LAUSR

Abstract Plastic deformation mechanisms in metal–metal nanolayer composites (nanolaminates) have been studied extensively during the last decade. It has been observed that, for the case of metal–metal nanolaminates with a semicoherent interface, such as Cu / Nb , low interface shear strength increases the interface barrier to dislocation crossing, which improves nanolaminate plasticity. In this study, we use Cu (63 nm)/ Nb (63 nm) accumulative roll-bonded nanolaminates, which have a large anisotropy of the interface shear strength between rolling and transverse directions (RD and TD, respectively), to study the effect of interface shear strength on the failure in metal–metal nanolaminates with a semicoherent interface during in situ clamped beam bending. Further, finite element analysis is used to understand the observed behavior.

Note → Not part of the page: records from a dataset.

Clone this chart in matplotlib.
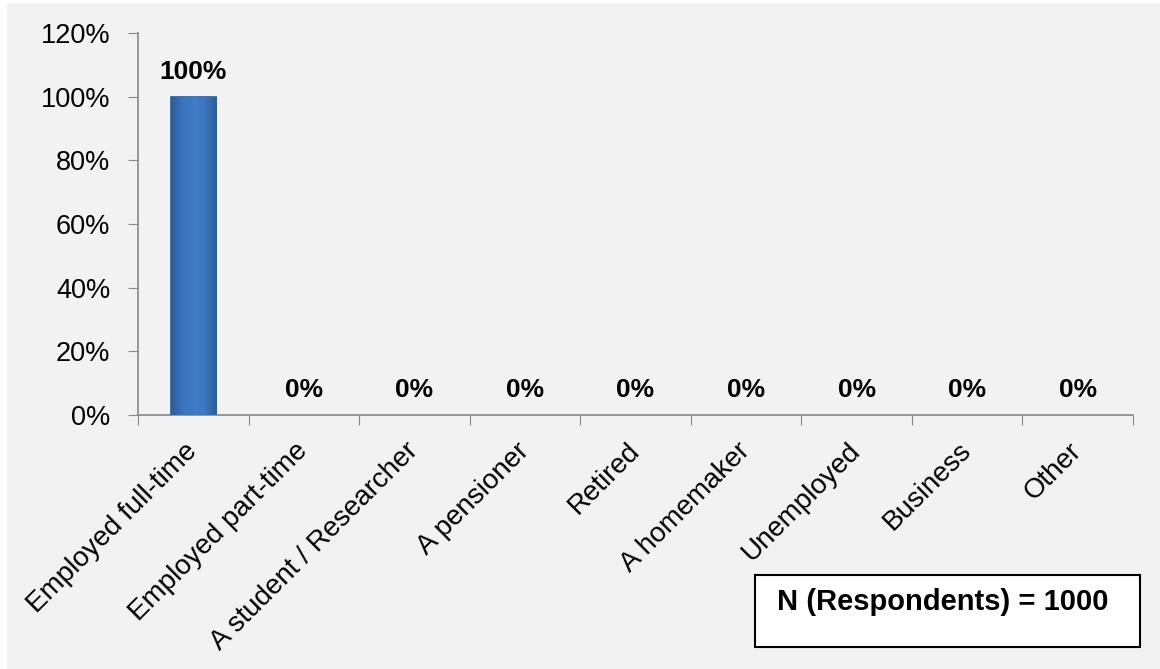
import numpy as np
import matplotlib.pyplot as plt
from matplotlib.patches import Rectangle
from matplotlib.colors import LinearSegmentedColormap

categories = ["Employed full-time", "Employed part-time", "A student / Researcher",
              "A pensioner", "Retired", "A homemaker", "Unemployed", "Business", "Other"]
values = [100, 0, 0, 0, 0, 0, 0, 0, 0]
yticks = [0, 20, 40, 60, 80, 100, 120]
note = "N (Respondents) = 1000"

plt.rcParams['font.family'] = ['Liberation Sans', 'DejaVu Sans']

fig = plt.figure(figsize=(11.6, 6.69), dpi=100, facecolor='white')
# gray chart area (white strip left and top in the original)
fig.patches.append(Rectangle((7 / 1160, 0), 1, 1 - 3 / 669, transform=fig.transFigure,
                             facecolor='#f2f2f2', edgecolor='none', zorder=-10))

ax = fig.add_axes([138 / 1160, 1 - 415 / 669, 995 / 1160, 382 / 669])
ax.set_facecolor('none')

x = range(len(categories))
bars = ax.bar(x, values, width=0.41, color='#3c74be', edgecolor='#2b5a98',
              linewidth=[1.2 if v > 0 else 0 for v in values], zorder=3)

# soft shading on the bars, like the bevelled bars of the original
shade = LinearSegmentedColormap.from_list(
    'shade', ['#2c5d9c', '#3a74bd', '#3f7bc6', '#3c76bf', '#2c5d9c'])
grad = np.linspace(0, 1, 64).reshape(1, -1)
for b in bars:
    if b.get_height() <= 0:
        continue
    im = ax.imshow(grad, cmap=shade, aspect='auto', zorder=3.5,
                   extent=[b.get_x(), b.get_x() + b.get_width(), 0, b.get_height()])
    im.set_clip_path(b)

for i, v in zip(x, values):
    ax.annotate(f"{v}%", (i, v), xytext=(0, 18), textcoords='offset points',
                ha='center', va='center', fontsize=19, fontweight='bold')

ax.set_xlim(-0.5, len(categories) - 0.5)
ax.set_ylim(0, 120)
ax.set_yticks(yticks)
ax.set_yticklabels([f"{t}%" for t in yticks], fontsize=19.5)

ax.set_xticks([i - 0.5 for i in range(len(categories) + 1)], minor=False)
ax.set_xticklabels([])
ax.set_xticks(list(x), minor=True)
ax.set_xticklabels(categories, minor=True, rotation=45, ha='right', rotation_mode='anchor',
                   va='center', fontsize=20)
ax.tick_params(axis='x', which='minor', length=0, pad=23)
ax.tick_params(axis='x', which='major', direction='out', length=7, color='#888888')
ax.tick_params(axis='y', direction='out', length=7, color='#888888', pad=13)

for s in ['top', 'right']:
    ax.spines[s].set_visible(False)
for s in ['left', 'bottom']:
    ax.spines[s].set_color('#888888')
    ax.spines[s].set_linewidth(1.2)

fig.patches.append(Rectangle((755 / 1160, 1 - 647 / 669), 385 / 1160, 72 / 669,
                             transform=fig.transFigure, facecolor='white',
                             edgecolor='black', linewidth=1.5, zorder=5))
fig.text(777 / 1160, 1 - 602 / 669, note, fontsize=21, fontweight='bold',
         va='center', ha='left', zorder=6)

fig.savefig('out.png', dpi=100, facecolor=fig.get_facecolor())
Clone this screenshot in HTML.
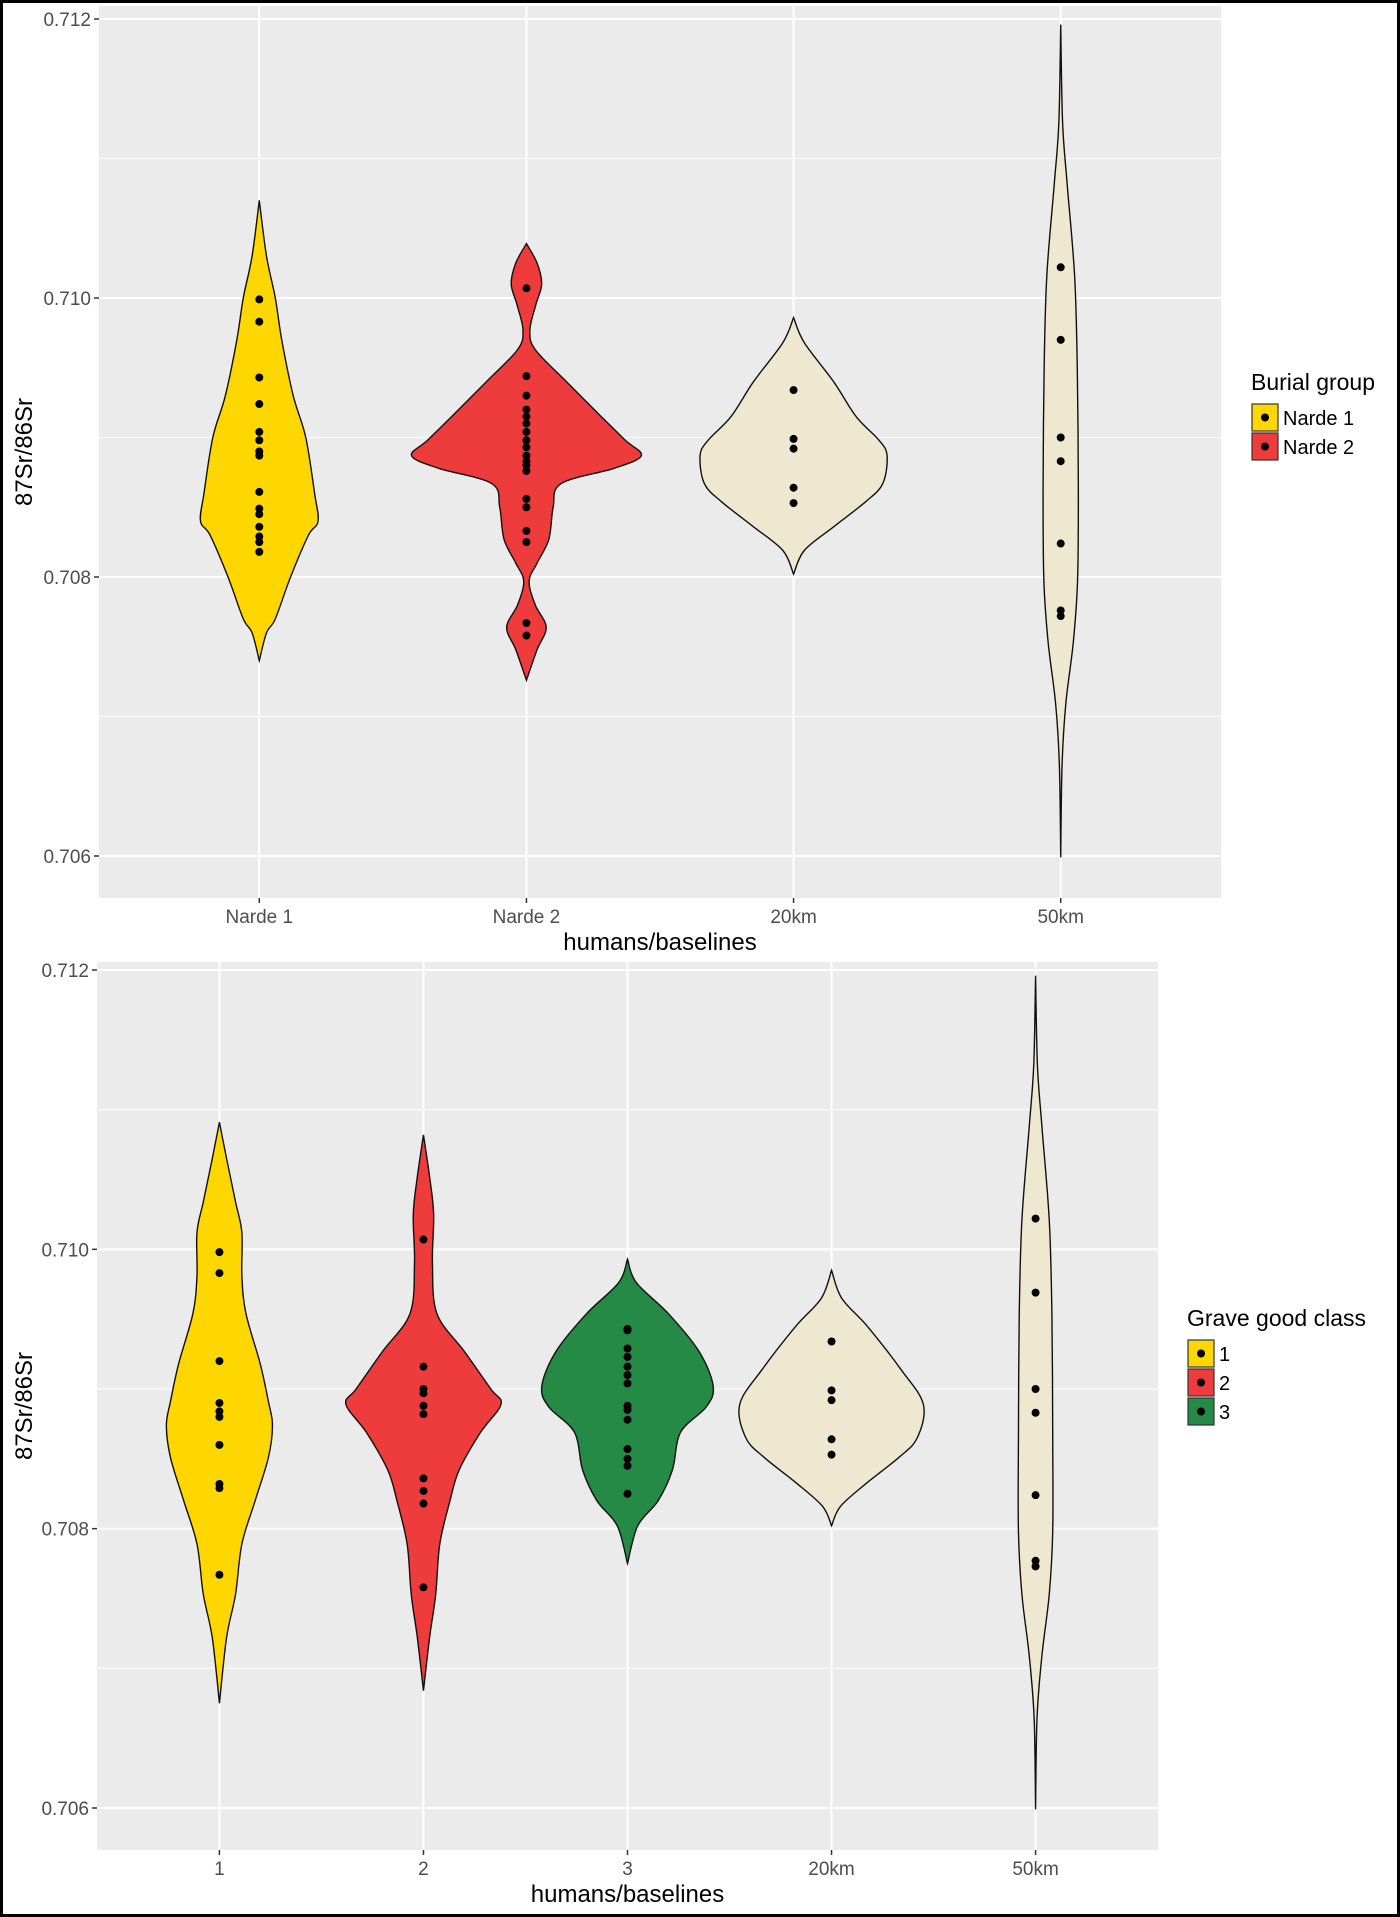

The results show a substantial difference between the fracture behaviors along the RD and TD owing to differences in the interface shear strength and grain size. For the RD beams, the slip bands originate from the Nb layers at the notch/crack tip followed by crack propagation along these bands. For the TD beams, the crack propagation is inhibited by interface shear. We suggest that shear bands form subsequently through the beam and lead to the final beam failure. However, under the assumption of the presence of the grain boundaries near the stress concentration zone, the interface shear in the TD beams could be inhibited. In this case, the crack growth can be attributed to the formation of microcracks at grain boundaries beside the main crack.